Lorsque la Première Guerre mondiale éclata, la communication de ‘Abdu’l-Bahá avec les bahá’ís du monde fut presqu'entièrement interrompue. Il se consacra durant ces années de guerre aux besoins matériels et spirituels de son entourage, organisant personnellement d'importantes activités agricoles, évitant ainsi une famine qui menaçait les pauvres de Haïfa et de Saint-Jean-d’Acre, toutes religions confondues. En reconnaissance des services qu'il rendit au peuple palestinien, il fut élevé au titre de chevalier de l'empire britannique en avril 1920.
Pendant les années de guerre, ‘Abdu’l-Bahá rédigea l'un des ouvrages les plus importants de son ministère " : quatorze lettres, connues collectivement sous le titre de Tablettes du Plan divin, adressées aux bahá’ís d'Amérique du Nord, mettant en évidence les qualités et attitudes spirituelles ainsi que les actions pratiques nécessaires à la propagation des enseignements bahá’ís à travers le monde.
Jusqu’à un âge avancé, ‘Abdu’l-Bahá fit preuve d'une vigueur remarquable. Il était un père aimant, non seulement pour la communauté des bahá’ís de Haïfa, mais également pour un mouvement international naissant. Sa correspondance guidait au niveau mondial les efforts destinés à établir un cadre organisationnel pour la communauté. Ses échanges avec un flot constant de pèlerins en Terre sainte étaient un autre moyen de donner des directives et d’encourager les croyants du monde entier.
Les funérailles de ‘Abdu’l-Bahá à Haïfa, en novembre 1921.
Dix mille personnes d'origines religieuses diverses assistèrent à ses funérailles.

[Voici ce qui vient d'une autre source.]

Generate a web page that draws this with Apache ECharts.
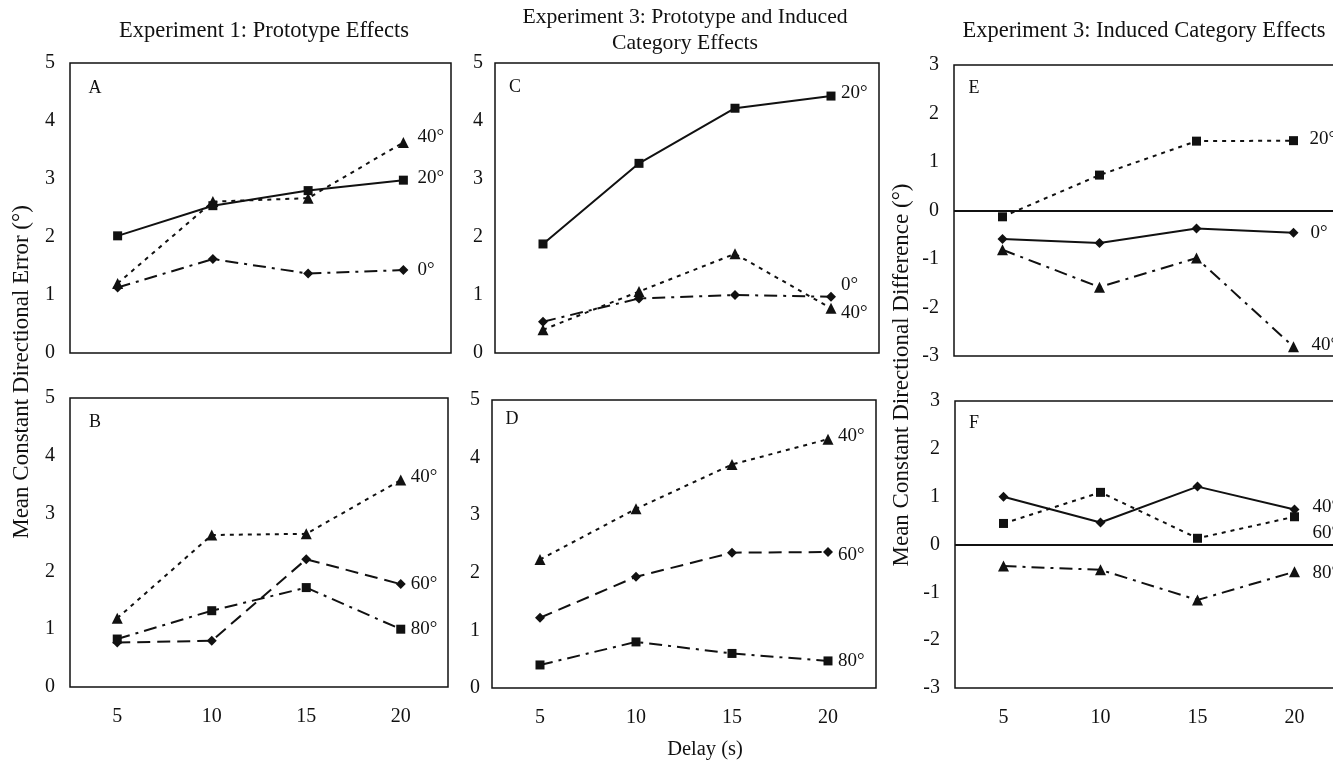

Lorsqu'il décéda le 28 novembre 1921 à l'âge de 77 ans, 10 000 personnes de toutes origines religieuses assistèrent à ses funérailles. Les hommages spontanés envers une personnalité admirée furent l’occasion de célébrer ‘Abdu’l-Bahá comme celui qui mena l'humanité sur « le chemin de la vérité », un « pilier de la paix » et l'incarnation de « gloire et de grandeur ».
La dépouille mortelle de ‘Abdu’l-Bahá repose dans une des pièces du mausolée du Báb sur le mont Carmel.